Problem to solve
Return all of the data exactly, with nothing left out but the pictures.

Collected material
━━━━━━━━

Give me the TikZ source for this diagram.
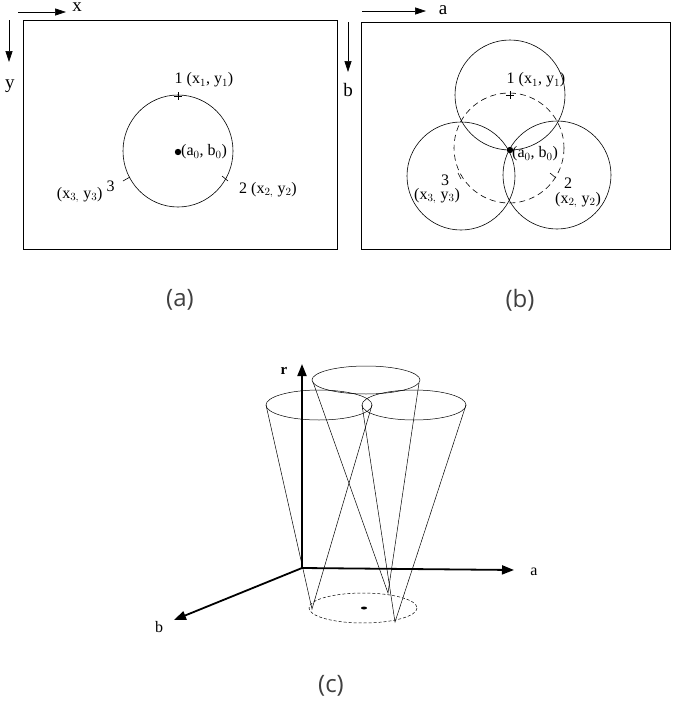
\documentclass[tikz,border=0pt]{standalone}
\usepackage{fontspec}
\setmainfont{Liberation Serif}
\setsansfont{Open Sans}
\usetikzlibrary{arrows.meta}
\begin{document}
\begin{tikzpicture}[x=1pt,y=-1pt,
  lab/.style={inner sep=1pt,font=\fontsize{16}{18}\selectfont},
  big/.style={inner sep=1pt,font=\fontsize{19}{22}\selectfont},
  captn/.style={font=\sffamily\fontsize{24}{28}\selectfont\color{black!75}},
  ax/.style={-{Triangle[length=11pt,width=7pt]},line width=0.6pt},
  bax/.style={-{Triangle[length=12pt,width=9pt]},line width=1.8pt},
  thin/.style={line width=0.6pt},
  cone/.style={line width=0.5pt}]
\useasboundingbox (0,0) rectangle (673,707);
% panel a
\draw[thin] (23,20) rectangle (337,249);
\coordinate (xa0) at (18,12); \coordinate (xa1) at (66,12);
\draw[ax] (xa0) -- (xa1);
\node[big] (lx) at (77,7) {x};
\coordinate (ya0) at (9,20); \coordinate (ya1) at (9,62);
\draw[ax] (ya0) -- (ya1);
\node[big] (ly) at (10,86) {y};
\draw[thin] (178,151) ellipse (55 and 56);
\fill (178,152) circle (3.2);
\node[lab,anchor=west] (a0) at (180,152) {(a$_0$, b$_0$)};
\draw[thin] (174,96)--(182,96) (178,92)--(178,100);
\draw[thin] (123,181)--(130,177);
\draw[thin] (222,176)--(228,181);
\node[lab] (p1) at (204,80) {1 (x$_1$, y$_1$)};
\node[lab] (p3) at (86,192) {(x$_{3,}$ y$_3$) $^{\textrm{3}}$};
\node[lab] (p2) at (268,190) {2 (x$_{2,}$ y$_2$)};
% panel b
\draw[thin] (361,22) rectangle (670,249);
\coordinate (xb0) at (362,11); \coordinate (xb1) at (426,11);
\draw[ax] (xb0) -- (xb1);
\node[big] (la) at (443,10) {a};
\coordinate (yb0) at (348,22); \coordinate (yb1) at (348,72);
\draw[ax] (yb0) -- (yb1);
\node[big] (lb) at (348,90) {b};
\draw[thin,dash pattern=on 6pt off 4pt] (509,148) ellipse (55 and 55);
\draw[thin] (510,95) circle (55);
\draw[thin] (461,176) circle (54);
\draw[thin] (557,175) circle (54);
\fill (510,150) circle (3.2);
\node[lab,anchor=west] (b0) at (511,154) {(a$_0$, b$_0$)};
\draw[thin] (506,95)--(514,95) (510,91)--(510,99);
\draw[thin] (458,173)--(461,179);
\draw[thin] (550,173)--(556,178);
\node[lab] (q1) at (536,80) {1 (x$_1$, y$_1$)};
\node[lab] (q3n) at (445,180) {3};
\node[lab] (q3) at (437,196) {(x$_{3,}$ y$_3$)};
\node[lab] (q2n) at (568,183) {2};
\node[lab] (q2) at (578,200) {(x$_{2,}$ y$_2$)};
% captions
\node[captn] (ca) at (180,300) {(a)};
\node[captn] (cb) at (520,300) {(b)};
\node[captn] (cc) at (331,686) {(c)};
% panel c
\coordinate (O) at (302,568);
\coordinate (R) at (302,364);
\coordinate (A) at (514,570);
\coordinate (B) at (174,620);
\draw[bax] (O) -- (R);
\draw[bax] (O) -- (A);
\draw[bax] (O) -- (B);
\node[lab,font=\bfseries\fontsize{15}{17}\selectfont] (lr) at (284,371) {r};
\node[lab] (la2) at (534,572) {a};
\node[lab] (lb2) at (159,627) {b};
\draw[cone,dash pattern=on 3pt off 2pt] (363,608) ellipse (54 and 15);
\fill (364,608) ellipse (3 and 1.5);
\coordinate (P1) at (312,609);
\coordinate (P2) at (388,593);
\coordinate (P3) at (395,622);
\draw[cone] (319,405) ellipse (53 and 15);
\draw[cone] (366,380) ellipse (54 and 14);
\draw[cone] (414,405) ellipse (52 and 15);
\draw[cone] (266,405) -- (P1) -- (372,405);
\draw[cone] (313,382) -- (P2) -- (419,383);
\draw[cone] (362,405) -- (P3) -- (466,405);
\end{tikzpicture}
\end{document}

━━━━━━━━

The reply
Give me the TikZ source for this diagram.
\documentclass[tikz,border=0pt]{standalone}
\usepackage{fontspec}
\setmainfont{Liberation Serif}
\setsansfont{Open Sans}
\usetikzlibrary{arrows.meta}
\begin{document}
\begin{tikzpicture}[x=1pt,y=-1pt,
  lab/.style={inner sep=1pt,font=\fontsize{16}{18}\selectfont},
  big/.style={inner sep=1pt,font=\fontsize{19}{22}\selectfont},
  captn/.style={font=\sffamily\fontsize{24}{28}\selectfont\color{black!75}},
  ax/.style={-{Triangle[length=11pt,width=7pt]},line width=0.6pt},
  bax/.style={-{Triangle[length=12pt,width=9pt]},line width=1.8pt},
  thin/.style={line width=0.6pt},
  cone/.style={line width=0.5pt}]
\useasboundingbox (0,0) rectangle (673,707);
% panel a
\draw[thin] (23,20) rectangle (337,249);
\coordinate (xa0) at (18,12); \coordinate (xa1) at (66,12);
\draw[ax] (xa0) -- (xa1);
\node[big] (lx) at (77,7) {x};
\coordinate (ya0) at (9,20); \coordinate (ya1) at (9,62);
\draw[ax] (ya0) -- (ya1);
\node[big] (ly) at (10,86) {y};
\draw[thin] (178,151) ellipse (55 and 56);
\fill (178,152) circle (3.2);
\node[lab,anchor=west] (a0) at (180,152) {(a$_0$, b$_0$)};
\draw[thin] (174,96)--(182,96) (178,92)--(178,100);
\draw[thin] (123,181)--(130,177);
\draw[thin] (222,176)--(228,181);
\node[lab] (p1) at (204,80) {1 (x$_1$, y$_1$)};
\node[lab] (p3) at (86,192) {(x$_{3,}$ y$_3$) $^{\textrm{3}}$};
\node[lab] (p2) at (268,190) {2 (x$_{2,}$ y$_2$)};
% panel b
\draw[thin] (361,22) rectangle (670,249);
\coordinate (xb0) at (362,11); \coordinate (xb1) at (426,11);
\draw[ax] (xb0) -- (xb1);
\node[big] (la) at (443,10) {a};
\coordinate (yb0) at (348,22); \coordinate (yb1) at (348,72);
\draw[ax] (yb0) -- (yb1);
\node[big] (lb) at (348,90) {b};
\draw[thin,dash pattern=on 6pt off 4pt] (509,148) ellipse (55 and 55);
\draw[thin] (510,95) circle (55);
\draw[thin] (461,176) circle (54);
\draw[thin] (557,175) circle (54);
\fill (510,150) circle (3.2);
\node[lab,anchor=west] (b0) at (511,154) {(a$_0$, b$_0$)};
\draw[thin] (506,95)--(514,95) (510,91)--(510,99);
\draw[thin] (458,173)--(461,179);
\draw[thin] (550,173)--(556,178);
\node[lab] (q1) at (536,80) {1 (x$_1$, y$_1$)};
\node[lab] (q3n) at (445,180) {3};
\node[lab] (q3) at (437,196) {(x$_{3,}$ y$_3$)};
\node[lab] (q2n) at (568,183) {2};
\node[lab] (q2) at (578,200) {(x$_{2,}$ y$_2$)};
% captions
\node[captn] (ca) at (180,300) {(a)};
\node[captn] (cb) at (520,300) {(b)};
\node[captn] (cc) at (331,686) {(c)};
% panel c
\coordinate (O) at (302,568);
\coordinate (R) at (302,364);
\coordinate (A) at (514,570);
\coordinate (B) at (174,620);
\draw[bax] (O) -- (R);
\draw[bax] (O) -- (A);
\draw[bax] (O) -- (B);
\node[lab,font=\bfseries\fontsize{15}{17}\selectfont] (lr) at (284,371) {r};
\node[lab] (la2) at (534,572) {a};
\node[lab] (lb2) at (159,627) {b};
\draw[cone,dash pattern=on 3pt off 2pt] (363,608) ellipse (54 and 15);
\fill (364,608) ellipse (3 and 1.5);
\coordinate (P1) at (312,609);
\coordinate (P2) at (388,593);
\coordinate (P3) at (395,622);
\draw[cone] (319,405) ellipse (53 and 15);
\draw[cone] (366,380) ellipse (54 and 14);
\draw[cone] (414,405) ellipse (52 and 15);
\draw[cone] (266,405) -- (P1) -- (372,405);
\draw[cone] (313,382) -- (P2) -- (419,383);
\draw[cone] (362,405) -- (P3) -- (466,405);
\end{tikzpicture}
\end{document}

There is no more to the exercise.